I could see no reason why I should, at the end of each week, pour the reward of my toil into the purse of my master. When I carried to him my weekly wages, he would, after counting the money, look me in the face with a robber-like fierceness, and ask, “Is this all?” He was satisfied with nothing less than the last cent. He would, however, when I made him six dollars, sometimes gives me six cents, to encourage me. (emphasis added)1
This passage comes from the autobiography of Frederick Douglass. With these words, Douglass is describing the experiences of many slaves who lived in the border states of the antebellum United States. It was common for slaves to be granted the “freedom” to contract out their labor for wages, enjoying the ability to move throughout the town, interact with people voluntarily, and sometimes even live on their own. But they were still owned, and this ownership was demonstrated through the demand for a percentage of their earnings from their master. Economically, these slaves were treated as “capital” earning a rent for their owners.
Douglass’ situation was even more controlled than other slaves in a similar position. Even in the deep south, these kinds of arrangements were not unheard of. A slave in Savannah, Georgia, named Charles Ball, worked as an undertaker. From the perspective of other slaves, Ball enjoyed a great many freedoms. He was able to live apart from his owner, and he even hired other slaves with similar ownership arrangements to help him with his work. Compared with Douglass’ experiences, Charles Ball was allowed to keep a sizeable chunk of his income. His master only required the annual payment of $250 a year, paid through monthly installments.2
In Mississippi, another slave named Simon Gray became the captain of a flat boat, even employing white workers as part of the crew he managed. He was allowed to own and operate firearms, travel freely throughout the country, and he handled large sums of money for the company that employed him. He was allowed to take vacations in Arkansas, and his salary after the “tax” that he paid his owner afforded him the ability to rent a house for his family.3
Frederick Douglass himself said of this type of slave – the “city slave” – that he was “almost a free citizen” because he “enjoys privileges altogether unknown to the whip-driven slave on the plantation.”4
Libertarians often compare the government to a slave owner and the taxpayer to a slave. This analogy gets received with hostility, and understandably so. Chattel slavery was brutal and barbaric, and the slaves usually received treatment that people living in Western countries today can hardly imagine. But the question is, from the libertarian perspective, “is the city slave like Charles Ball any less of a slave than the whip-driven slave of the cotton plantation?”

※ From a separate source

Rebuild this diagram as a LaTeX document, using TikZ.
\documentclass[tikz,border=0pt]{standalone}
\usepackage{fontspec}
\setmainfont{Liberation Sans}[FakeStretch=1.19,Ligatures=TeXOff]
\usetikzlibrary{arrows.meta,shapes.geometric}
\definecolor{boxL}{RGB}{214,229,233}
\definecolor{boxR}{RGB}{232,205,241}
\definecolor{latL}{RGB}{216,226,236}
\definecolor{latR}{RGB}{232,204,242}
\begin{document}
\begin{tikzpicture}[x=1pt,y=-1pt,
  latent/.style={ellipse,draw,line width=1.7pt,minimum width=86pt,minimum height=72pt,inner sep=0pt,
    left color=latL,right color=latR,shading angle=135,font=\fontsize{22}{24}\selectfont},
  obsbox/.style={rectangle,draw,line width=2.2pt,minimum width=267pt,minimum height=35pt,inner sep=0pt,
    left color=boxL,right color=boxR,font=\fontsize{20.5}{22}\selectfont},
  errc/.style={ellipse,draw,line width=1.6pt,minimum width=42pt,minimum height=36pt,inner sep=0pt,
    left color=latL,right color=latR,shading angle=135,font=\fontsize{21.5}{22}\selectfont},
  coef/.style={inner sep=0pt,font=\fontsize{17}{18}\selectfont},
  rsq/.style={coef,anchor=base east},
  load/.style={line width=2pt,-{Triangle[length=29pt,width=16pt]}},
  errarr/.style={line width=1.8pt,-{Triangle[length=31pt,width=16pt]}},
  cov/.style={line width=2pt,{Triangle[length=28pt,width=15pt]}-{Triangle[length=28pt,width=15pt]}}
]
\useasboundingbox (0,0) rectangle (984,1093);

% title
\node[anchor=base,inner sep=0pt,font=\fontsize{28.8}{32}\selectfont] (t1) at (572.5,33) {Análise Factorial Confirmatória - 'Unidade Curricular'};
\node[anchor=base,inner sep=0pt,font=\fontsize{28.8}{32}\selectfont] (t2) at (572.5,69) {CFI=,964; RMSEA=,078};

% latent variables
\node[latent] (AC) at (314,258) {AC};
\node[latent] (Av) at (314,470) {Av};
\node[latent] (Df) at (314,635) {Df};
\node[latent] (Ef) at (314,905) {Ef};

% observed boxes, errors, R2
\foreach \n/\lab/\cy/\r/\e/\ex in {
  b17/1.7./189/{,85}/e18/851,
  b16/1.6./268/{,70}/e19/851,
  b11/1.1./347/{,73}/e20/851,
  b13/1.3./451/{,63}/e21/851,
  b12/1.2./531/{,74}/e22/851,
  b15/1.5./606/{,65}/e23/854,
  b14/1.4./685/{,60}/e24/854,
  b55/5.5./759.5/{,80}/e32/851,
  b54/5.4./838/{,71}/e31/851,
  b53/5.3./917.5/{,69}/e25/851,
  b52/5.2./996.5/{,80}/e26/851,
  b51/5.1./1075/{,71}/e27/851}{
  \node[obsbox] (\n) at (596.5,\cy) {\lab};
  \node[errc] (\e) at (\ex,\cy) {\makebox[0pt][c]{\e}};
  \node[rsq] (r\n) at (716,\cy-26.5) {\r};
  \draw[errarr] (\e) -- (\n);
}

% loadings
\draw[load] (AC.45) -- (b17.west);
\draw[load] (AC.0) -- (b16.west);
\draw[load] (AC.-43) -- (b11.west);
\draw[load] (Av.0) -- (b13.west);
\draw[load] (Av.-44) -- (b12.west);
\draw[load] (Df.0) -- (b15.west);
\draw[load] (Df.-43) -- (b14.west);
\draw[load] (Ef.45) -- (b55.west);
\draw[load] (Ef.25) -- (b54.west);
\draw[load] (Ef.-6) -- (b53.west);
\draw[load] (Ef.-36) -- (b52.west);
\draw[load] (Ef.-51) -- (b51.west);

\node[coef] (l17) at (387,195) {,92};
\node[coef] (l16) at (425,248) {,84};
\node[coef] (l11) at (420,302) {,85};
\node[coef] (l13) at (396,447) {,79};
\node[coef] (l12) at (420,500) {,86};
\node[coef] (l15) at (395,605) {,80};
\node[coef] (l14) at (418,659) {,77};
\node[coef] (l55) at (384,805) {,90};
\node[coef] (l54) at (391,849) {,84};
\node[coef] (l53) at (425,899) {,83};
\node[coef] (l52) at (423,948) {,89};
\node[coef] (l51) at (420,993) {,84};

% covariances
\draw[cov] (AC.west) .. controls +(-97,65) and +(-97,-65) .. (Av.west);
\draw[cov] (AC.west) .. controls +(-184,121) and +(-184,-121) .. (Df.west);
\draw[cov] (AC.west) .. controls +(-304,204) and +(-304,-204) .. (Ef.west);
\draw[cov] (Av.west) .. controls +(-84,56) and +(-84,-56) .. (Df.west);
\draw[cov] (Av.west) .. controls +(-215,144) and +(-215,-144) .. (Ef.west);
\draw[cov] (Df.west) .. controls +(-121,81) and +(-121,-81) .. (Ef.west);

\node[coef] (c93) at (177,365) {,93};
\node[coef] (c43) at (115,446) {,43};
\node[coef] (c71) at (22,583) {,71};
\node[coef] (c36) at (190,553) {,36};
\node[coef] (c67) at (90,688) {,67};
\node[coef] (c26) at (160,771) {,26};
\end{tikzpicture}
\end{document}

The answer, of course, is no.
Charles Ball and Frederick Douglass, with these contract-labor arrangements, enjoyed freedoms and privileges that other slaves at the time could have only dreamed of. But they were still, unequivocally, slaves. Likewise, the citizens of the United States or Britain or any other similar first-world country enjoy living in an area that is demonstrably preferable to places like North Korea or Rwanda. Compared to the poor soul who suffered the hell of the gulag, like Alexander Solzhenitsyn, the average American citizen is quite free (though perhaps not the average American citizen who gets arrested for the heinous crime of peacefully owning an illegal plant, as our modern prison system is not as unlike the Soviet gulag as we would like to believe).
When libertarians compare taxation to slavery, we are constantly reminded of the freedoms that we enjoy in this country. It is pointless to deny that this is the case. But those who object to our analogy about slavery fail to understand the key component of what slavery has always been. Slavery has never been defined by the brutality of the conditions under which a person labored; slavery has only ever been defined by the lack of consent to a labor arrangement.
Modern taxation has simply codified the arrangement that separated the plantation slave from the city slave.
- 1Frederick Douglass, Narrative of the Life of Frederick Douglass, an American Slave (Boston: Anti-Slavery Office, 1845), 102.
- 2Jeffrey Rogers Hummel, Emancipating Slaves, Enslaving Free Men: A History of the American Civil War (Chicago: Open Court, 1996), 42.
- 3Ibid., 42-43.
- 4Frederick Douglas, My Bondage and My Freedom (Chicago: Johnson, 1970), 115.